The Three Body Problem
This was the first “modern” science fiction book I’ve ever read; most that I’ve read in the past were from an era ago. Surprisingly, however, Liu’s book doesn’t diverge much from core sci-fi ideals, and actually has a lot of interesting historical ties to the Chinese Cultural Revolution. The book started off really interesting, though a little confusing, with a bit of perspective on the Cultural Revolution and the tyranny against science in that era. A particular phrase stood out to me when I read it: the revolutionaries labeled science as “reactionary” and “elements of a capitalist world”, which was…kind of weird. No society has really rebelled against science (unless it was backed by religion) so this concept seemed a little weird. I think learning more about the actual Revolution might provide me a little more context into the actual situation.
It was a little hard to keep track of the characters (I kept getting confused which gender a character was due to their Chinese name), though I think they were interesting enough.

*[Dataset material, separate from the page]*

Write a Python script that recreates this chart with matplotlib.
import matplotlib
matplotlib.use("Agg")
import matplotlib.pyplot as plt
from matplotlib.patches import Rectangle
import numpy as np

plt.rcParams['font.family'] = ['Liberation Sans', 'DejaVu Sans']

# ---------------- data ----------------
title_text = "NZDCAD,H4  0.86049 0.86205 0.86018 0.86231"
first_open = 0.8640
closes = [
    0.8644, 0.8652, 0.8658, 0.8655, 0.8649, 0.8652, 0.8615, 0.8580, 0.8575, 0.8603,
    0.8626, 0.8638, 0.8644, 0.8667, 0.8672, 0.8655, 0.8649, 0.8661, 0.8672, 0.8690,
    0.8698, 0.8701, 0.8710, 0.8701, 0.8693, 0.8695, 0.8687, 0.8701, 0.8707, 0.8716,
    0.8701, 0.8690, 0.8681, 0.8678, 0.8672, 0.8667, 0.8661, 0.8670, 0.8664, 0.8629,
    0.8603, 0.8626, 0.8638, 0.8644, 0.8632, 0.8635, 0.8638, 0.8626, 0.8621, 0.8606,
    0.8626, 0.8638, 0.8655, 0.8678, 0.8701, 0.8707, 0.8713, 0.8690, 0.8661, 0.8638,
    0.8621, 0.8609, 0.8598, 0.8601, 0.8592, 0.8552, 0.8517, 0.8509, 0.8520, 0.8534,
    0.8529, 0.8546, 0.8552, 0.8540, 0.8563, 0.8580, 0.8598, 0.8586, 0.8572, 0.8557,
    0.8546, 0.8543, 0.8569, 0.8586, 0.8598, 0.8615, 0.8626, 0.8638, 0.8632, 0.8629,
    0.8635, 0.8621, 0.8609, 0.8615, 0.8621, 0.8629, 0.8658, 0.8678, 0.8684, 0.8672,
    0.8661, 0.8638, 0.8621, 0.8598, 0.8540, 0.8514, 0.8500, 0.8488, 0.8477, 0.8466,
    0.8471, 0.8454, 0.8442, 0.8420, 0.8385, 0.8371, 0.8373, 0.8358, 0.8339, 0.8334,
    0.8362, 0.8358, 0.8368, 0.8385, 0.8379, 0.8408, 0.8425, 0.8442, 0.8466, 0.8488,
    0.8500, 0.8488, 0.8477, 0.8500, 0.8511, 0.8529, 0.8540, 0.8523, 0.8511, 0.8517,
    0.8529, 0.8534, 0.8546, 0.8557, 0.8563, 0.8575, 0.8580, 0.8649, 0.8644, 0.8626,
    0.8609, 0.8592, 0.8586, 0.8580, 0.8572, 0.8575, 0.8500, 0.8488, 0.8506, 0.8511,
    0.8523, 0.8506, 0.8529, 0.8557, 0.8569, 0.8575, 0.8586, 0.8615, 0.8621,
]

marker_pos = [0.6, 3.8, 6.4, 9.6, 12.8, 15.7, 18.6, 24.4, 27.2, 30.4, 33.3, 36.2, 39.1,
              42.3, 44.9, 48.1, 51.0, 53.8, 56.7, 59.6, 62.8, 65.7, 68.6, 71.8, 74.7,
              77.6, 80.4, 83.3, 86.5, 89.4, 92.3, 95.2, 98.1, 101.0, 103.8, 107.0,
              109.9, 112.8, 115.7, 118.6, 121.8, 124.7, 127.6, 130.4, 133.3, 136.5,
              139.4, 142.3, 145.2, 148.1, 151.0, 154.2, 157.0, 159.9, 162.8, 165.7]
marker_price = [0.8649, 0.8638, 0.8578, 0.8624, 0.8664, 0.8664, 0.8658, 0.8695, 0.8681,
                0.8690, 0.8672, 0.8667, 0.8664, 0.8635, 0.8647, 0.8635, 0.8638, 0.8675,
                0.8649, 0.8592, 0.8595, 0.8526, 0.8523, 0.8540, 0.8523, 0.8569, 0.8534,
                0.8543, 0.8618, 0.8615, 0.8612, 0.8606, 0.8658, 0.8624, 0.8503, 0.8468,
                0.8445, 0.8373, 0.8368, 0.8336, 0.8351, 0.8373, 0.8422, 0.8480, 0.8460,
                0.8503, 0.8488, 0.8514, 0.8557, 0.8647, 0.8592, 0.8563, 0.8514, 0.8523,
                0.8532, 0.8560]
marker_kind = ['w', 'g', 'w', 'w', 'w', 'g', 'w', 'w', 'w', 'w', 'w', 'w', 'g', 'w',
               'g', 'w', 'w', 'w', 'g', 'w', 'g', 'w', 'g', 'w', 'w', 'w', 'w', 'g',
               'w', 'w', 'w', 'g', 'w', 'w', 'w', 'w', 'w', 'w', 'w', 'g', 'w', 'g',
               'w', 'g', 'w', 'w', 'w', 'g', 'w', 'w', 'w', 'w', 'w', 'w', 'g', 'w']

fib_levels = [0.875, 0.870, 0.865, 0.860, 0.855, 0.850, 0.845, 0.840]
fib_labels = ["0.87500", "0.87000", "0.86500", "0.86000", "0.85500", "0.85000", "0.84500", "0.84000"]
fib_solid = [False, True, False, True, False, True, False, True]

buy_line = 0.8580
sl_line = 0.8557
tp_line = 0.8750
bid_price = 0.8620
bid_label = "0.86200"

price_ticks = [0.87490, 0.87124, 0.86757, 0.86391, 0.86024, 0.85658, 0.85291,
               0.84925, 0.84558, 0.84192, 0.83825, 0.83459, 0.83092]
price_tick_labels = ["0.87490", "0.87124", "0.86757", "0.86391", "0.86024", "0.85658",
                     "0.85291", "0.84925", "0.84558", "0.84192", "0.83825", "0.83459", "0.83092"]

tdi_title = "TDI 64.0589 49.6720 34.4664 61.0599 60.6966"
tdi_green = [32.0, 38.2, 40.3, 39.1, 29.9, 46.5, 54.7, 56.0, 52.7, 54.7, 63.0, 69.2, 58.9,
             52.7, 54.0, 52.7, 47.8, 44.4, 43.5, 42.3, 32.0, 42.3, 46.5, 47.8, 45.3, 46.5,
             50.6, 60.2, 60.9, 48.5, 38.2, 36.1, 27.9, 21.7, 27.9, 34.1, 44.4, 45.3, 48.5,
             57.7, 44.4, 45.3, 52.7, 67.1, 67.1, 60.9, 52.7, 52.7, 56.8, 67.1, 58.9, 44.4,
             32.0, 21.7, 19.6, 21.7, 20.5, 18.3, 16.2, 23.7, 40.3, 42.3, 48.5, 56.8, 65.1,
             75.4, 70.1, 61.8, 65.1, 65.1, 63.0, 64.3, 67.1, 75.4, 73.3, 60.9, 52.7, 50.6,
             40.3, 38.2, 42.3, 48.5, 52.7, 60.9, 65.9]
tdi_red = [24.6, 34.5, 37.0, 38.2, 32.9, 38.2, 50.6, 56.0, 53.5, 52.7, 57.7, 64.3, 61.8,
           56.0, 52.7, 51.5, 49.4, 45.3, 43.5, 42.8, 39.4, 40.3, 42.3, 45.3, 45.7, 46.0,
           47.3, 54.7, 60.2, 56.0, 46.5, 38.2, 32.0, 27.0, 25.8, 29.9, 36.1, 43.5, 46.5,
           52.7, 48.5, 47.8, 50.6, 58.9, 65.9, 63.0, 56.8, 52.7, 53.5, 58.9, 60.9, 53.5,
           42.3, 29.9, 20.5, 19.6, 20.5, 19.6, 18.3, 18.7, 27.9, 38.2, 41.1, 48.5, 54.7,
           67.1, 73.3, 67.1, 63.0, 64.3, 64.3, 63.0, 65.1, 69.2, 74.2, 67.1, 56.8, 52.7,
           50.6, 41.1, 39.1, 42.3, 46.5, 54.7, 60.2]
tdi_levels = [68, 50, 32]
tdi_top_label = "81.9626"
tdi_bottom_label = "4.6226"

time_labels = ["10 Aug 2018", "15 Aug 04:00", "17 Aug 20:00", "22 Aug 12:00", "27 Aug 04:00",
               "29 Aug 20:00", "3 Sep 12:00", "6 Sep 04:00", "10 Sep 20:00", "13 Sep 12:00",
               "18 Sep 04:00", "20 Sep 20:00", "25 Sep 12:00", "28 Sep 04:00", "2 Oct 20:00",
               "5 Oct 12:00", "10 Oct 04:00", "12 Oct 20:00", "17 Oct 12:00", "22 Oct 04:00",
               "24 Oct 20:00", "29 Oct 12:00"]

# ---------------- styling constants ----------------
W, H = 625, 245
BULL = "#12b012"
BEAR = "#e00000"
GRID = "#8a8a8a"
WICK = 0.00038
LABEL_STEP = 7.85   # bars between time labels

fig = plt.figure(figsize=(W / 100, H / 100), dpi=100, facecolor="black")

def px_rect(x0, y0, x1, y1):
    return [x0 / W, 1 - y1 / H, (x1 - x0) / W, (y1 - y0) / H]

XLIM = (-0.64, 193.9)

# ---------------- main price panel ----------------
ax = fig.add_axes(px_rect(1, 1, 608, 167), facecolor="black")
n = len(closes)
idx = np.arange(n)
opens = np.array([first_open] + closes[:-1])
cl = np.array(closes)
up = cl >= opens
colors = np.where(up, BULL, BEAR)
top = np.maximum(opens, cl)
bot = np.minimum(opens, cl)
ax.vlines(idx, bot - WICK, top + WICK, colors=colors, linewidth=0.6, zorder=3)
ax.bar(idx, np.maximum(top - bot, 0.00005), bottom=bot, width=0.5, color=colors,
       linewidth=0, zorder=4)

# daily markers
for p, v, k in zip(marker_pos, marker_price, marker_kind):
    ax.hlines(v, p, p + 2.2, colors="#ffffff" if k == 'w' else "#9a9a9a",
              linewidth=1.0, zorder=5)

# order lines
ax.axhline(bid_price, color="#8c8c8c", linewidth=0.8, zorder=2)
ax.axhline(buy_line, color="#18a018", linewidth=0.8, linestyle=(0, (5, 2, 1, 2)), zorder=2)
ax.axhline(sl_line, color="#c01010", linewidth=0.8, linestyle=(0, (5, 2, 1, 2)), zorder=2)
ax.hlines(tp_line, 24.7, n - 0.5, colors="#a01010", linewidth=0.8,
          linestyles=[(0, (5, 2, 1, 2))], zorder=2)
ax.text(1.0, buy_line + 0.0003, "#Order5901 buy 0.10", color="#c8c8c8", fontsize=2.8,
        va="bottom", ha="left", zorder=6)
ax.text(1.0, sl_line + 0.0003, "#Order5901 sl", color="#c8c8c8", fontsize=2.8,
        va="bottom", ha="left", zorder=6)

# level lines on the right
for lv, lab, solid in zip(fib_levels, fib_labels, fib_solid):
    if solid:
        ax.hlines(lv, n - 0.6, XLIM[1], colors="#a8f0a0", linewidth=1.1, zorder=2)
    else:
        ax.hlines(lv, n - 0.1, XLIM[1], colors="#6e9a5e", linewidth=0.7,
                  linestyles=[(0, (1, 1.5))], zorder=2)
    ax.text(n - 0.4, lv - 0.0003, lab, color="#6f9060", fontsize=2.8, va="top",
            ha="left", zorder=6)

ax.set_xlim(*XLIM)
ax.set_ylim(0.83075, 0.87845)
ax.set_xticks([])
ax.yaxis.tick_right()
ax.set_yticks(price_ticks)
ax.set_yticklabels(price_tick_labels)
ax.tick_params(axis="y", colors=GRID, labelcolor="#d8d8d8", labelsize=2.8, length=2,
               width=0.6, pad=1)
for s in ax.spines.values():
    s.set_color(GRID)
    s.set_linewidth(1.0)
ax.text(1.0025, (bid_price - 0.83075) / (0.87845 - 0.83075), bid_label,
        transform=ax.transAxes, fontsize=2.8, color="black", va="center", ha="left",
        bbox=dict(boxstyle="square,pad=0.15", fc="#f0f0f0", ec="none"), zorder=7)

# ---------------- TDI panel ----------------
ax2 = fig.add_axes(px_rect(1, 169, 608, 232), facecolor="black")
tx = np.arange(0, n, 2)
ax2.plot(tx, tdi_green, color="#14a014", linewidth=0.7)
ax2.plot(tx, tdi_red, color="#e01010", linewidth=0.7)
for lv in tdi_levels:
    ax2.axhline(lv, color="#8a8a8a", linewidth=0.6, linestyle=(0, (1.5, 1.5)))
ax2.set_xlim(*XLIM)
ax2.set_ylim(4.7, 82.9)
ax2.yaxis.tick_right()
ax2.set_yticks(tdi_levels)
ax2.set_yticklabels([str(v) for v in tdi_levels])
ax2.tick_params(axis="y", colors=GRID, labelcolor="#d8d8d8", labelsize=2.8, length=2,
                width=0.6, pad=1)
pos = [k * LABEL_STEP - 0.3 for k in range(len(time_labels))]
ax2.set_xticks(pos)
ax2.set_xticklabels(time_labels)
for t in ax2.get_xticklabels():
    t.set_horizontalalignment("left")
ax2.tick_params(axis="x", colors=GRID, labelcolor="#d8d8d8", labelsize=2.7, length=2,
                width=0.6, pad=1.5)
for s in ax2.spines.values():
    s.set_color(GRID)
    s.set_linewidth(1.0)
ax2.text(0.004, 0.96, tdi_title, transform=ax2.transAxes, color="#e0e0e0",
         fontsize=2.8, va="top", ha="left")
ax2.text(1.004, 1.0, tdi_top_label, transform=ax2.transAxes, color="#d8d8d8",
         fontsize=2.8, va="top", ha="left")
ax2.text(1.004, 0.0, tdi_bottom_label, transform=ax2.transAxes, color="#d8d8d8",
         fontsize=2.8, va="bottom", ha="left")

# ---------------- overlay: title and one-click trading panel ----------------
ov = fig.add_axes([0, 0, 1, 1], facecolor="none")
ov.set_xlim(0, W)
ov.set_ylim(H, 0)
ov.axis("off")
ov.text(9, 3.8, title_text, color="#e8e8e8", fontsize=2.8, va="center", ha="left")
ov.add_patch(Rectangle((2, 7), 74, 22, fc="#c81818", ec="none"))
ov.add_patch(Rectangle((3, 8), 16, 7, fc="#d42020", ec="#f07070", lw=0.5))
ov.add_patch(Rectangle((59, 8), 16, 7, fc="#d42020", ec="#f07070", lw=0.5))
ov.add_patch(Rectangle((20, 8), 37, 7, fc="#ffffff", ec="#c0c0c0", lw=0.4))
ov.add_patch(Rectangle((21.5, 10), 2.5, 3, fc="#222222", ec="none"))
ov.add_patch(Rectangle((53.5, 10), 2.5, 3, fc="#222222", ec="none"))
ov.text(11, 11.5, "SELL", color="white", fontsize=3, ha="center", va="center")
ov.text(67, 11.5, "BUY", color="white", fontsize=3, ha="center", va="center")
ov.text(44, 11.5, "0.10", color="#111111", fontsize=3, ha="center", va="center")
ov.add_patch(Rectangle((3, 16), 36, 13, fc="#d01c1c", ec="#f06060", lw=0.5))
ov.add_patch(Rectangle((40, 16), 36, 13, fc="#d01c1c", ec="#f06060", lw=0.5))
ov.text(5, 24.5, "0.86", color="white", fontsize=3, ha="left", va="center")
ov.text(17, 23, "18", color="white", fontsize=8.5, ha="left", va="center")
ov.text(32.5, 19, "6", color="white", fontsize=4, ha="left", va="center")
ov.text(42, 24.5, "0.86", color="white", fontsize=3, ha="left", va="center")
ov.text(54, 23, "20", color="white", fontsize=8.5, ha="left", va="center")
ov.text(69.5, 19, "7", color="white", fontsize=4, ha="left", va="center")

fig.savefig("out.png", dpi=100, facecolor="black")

Ye in particular had an interesting development, and I think the context at the beginning of the novel really helps define why she made the decisions that led to the events culminating at the end of the book.

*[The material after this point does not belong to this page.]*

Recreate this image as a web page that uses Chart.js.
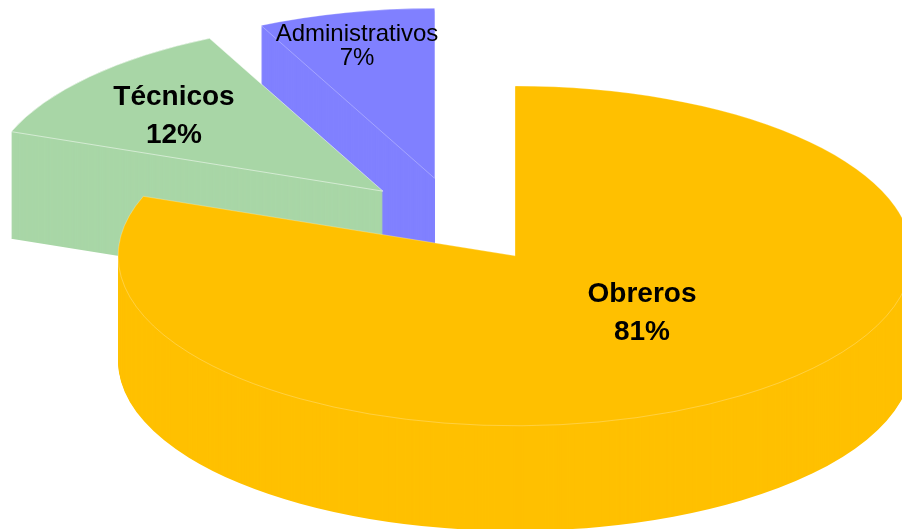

However, the best part of the book by far was the description of the Trisolaris system and the V-body video game that Wang and the others played. I’d read an entire book of that; the world was fantastical and imaginative, and the elements of familiarity (such as the names of scientists or leaders) were interesting enough to grip my interest. I remember the part where Wang discovers the three-body dilemma of the system was pretty jaw-dropping. Also, it was interesting to see a civilization grow from providing religious descriptions of natural events all the way to understanding the current state of the universe and their place in it.
A few sci-fi inventions in particular that caught my eye: strings of nanomaterial that sliced the slip (and the people on it); proton unfolding by Trisolaris showing the “intelligence of the microcosmos”; the sun acting as an energy mirror to amplify signals from; the glasses that let a person literally see microwave radiation; the giant army that simulated a computer by using human logic gates (like 30 million of them); and the smart sophons (and their entangled counterparts) that caused mass scientist confusion by acting as decoy particles.